Handstamps help postal workers ensure that a stamp placed on a letter cannot be reused, a process called “canceling.” While many post offices now have automated cancelling machines, all postal workers historically used inkpads and individual-sized stamps like these. The United States Postal Service marks them with the post office of origin and changeable date fields. Older ones like these were made out of metal, but now they are produced digitally.

The shaped vertical handle was also standard-issue, but postal workers often replaced these with a more ergonomical homemade option like the handles on the stamps from Swanton and Burlington. The longer, horizontal handle allowed for more efficient stamping and less wrist fatigue.
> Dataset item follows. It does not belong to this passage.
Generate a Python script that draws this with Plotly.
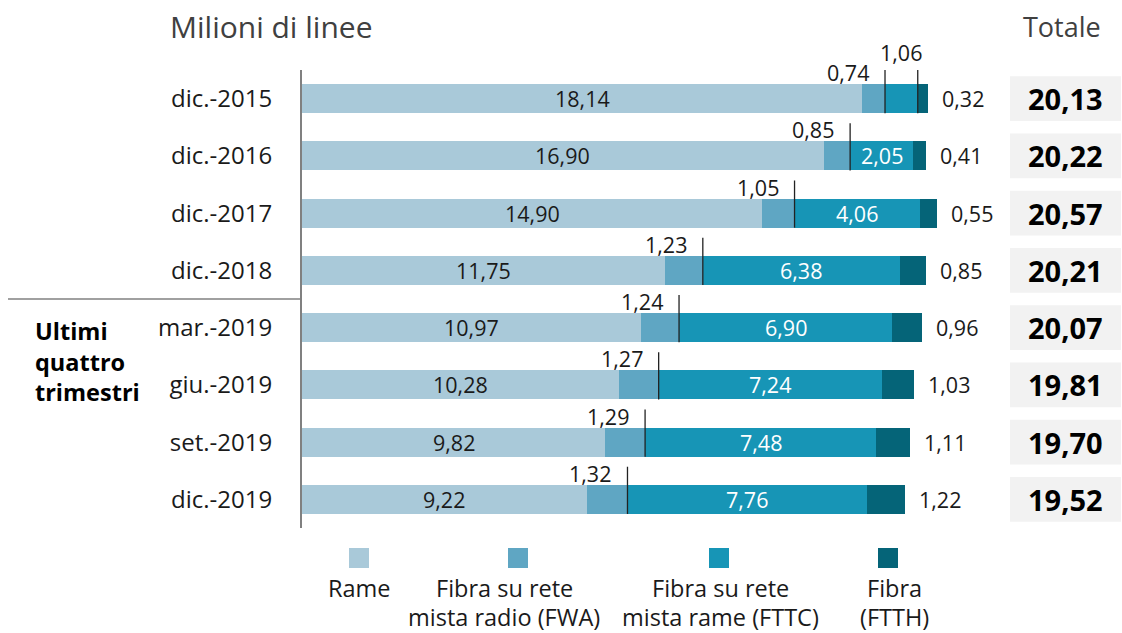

Handstamps also included a clue about the route letters would take. Look closely at the stamp marked “GROVE & W.R.Jc.” See the engraved “RMS”? Not only did items stamped with this originate in White River Junction, they also were bound for the Railway Mail Service. The RMS was a train system exclusively used to transport mail across the country by train. It was an important connection between Vermonters and the rest of the country for generations, allowing mail to be delivered faster over longer distances.

Postal workers on the RMS would ride the train all day, picking up, sorting, and delivering mail while crisscrossing the country. The postal worker who used these hand stamps worked in post offices all over Vermont, and on the RMS, for over sixty years. He and many others like him ensure that all our mail, including holiday cards, arrives efficiently and safely at their destinations.

Paul Howard recently donated these stamps and several other items to the Vermont Historical Society, and they're now on display at the Vermont History Museum in Barre.